Allows lessees that do not offer to lease a comparable site or who decline such an offer to continue to lease their current site for the remainder of such lease through 2010.

Authorizes sale of cabin sites that are not conveyed and have not been determined to be unsuitable for habitation. Requires proceeds from sold cabin sites to be used to acquire from willing sellers other property within or adjacent to the Refuge that would be suitable to: (1) achieve Refuge wildlife conservation purposes; (2) protect local fish and wildlife habitat; (3) enhance public opportunities for Refuge hunting, fishing, and other wildlife- dependent activities; (4) improve Refuge management; or (5) reduce Federal expenditures associated with administration of the cabin site leases.

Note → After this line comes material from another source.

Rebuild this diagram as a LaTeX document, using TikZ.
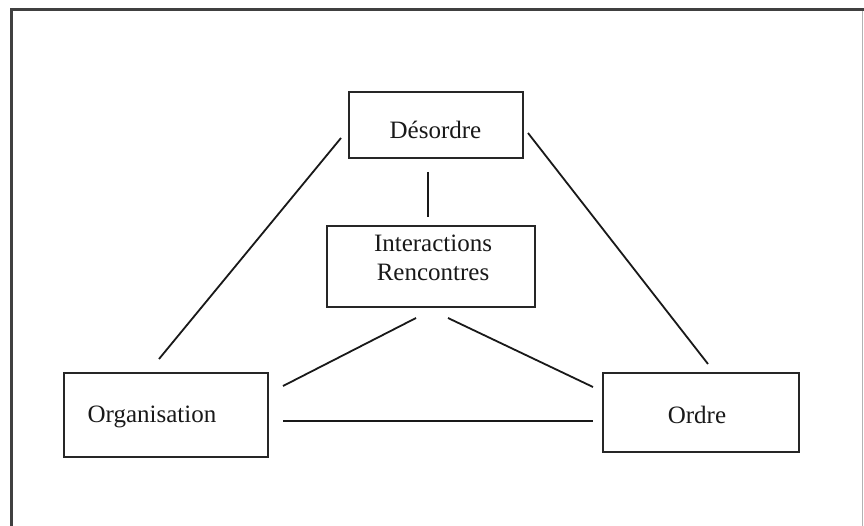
\documentclass[tikz,border=0pt]{standalone}
\usepackage{fontspec}
\setmainfont{Liberation Serif}
\begin{document}
\begin{tikzpicture}[x=1pt,y=-1pt,
  box/.style={draw=black!85,line width=1.7pt,rectangle,inner sep=0pt},
  lbl/.style={inner sep=0pt,align=center,text=black!90,font=\fontsize{25}{29}\selectfont},
  link/.style={draw=black!90,line width=1.8pt}]
  \useasboundingbox (0,0) rectangle (864,526);
  \fill[white] (0,0) rectangle (864,526);
  % outer frame
  \draw[black!30,line width=1pt] (862,10) -- (862,526);
  \draw[black!75,line width=3pt] (11,526) -- (11,10) -- (864,10);

  % boxes
  \node[box,minimum width=174pt,minimum height=66pt] (des) at (436,125) {};
  \node[box,minimum width=208pt,minimum height=81pt] (int) at (431,266.5) {};
  \node[box,minimum width=204pt,minimum height=84pt] (org) at (166,415) {};
  \node[box,minimum width=196pt,minimum height=79pt] (ord) at (701,412.5) {};

  % labels
  \node[lbl] (tdes) at (435.5,130) {Désordre};
  \node[lbl] (tint) at (433,258) {Interactions\\Rencontres};
  \node[lbl] (torg) at (152,417) {Organisation};
  \node[lbl] (tord) at (697,415) {Ordre};

  % connector ends
  \coordinate (a1) at (341,138);
  \coordinate (a2) at (159,359);
  \coordinate (b1) at (528,133);
  \coordinate (b2) at (708,364);
  \coordinate (c1) at (428,172);
  \coordinate (c2) at (428,217);
  \coordinate (d1) at (416,318);
  \coordinate (d2) at (283,386);
  \coordinate (e1) at (448,318);
  \coordinate (e2) at (593,387);
  \coordinate (f1) at (283,421);
  \coordinate (f2) at (593,421);

  \draw[link] (a1) -- (a2);
  \draw[link] (b1) -- (b2);
  \draw[link] (c1) -- (c2);
  \draw[link] (d1) -- (d2);
  \draw[link] (e1) -- (e2);
  \draw[link] (f1) -- (f2);
\end{tikzpicture}
\end{document}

===Missouri River Restoration Act of 2000===
Establishes the: (1) Missouri River Trust committee; and (2) Missouri River Task Force. Requires the Task Force to: (1) prepare and vote on approval of a plan for the use of funds for conservation practices along the Missouri River watershed, including sediment control and removal, protection of Indian, historical and cultural sites, and erosion control; and (2) review and recommend to the Secretary projects critical to plan implementation. Requires the plan to be made available for public review and comment prior to implementation. Directs the Secretary, after plan approval, to identify critical plan restoration projects. Requires the Secretary to ensure that not less than 30 percent of critical project funds are used exclusively for projects that are either within the boundary of an Indian reservation or administered by an Indian tribe.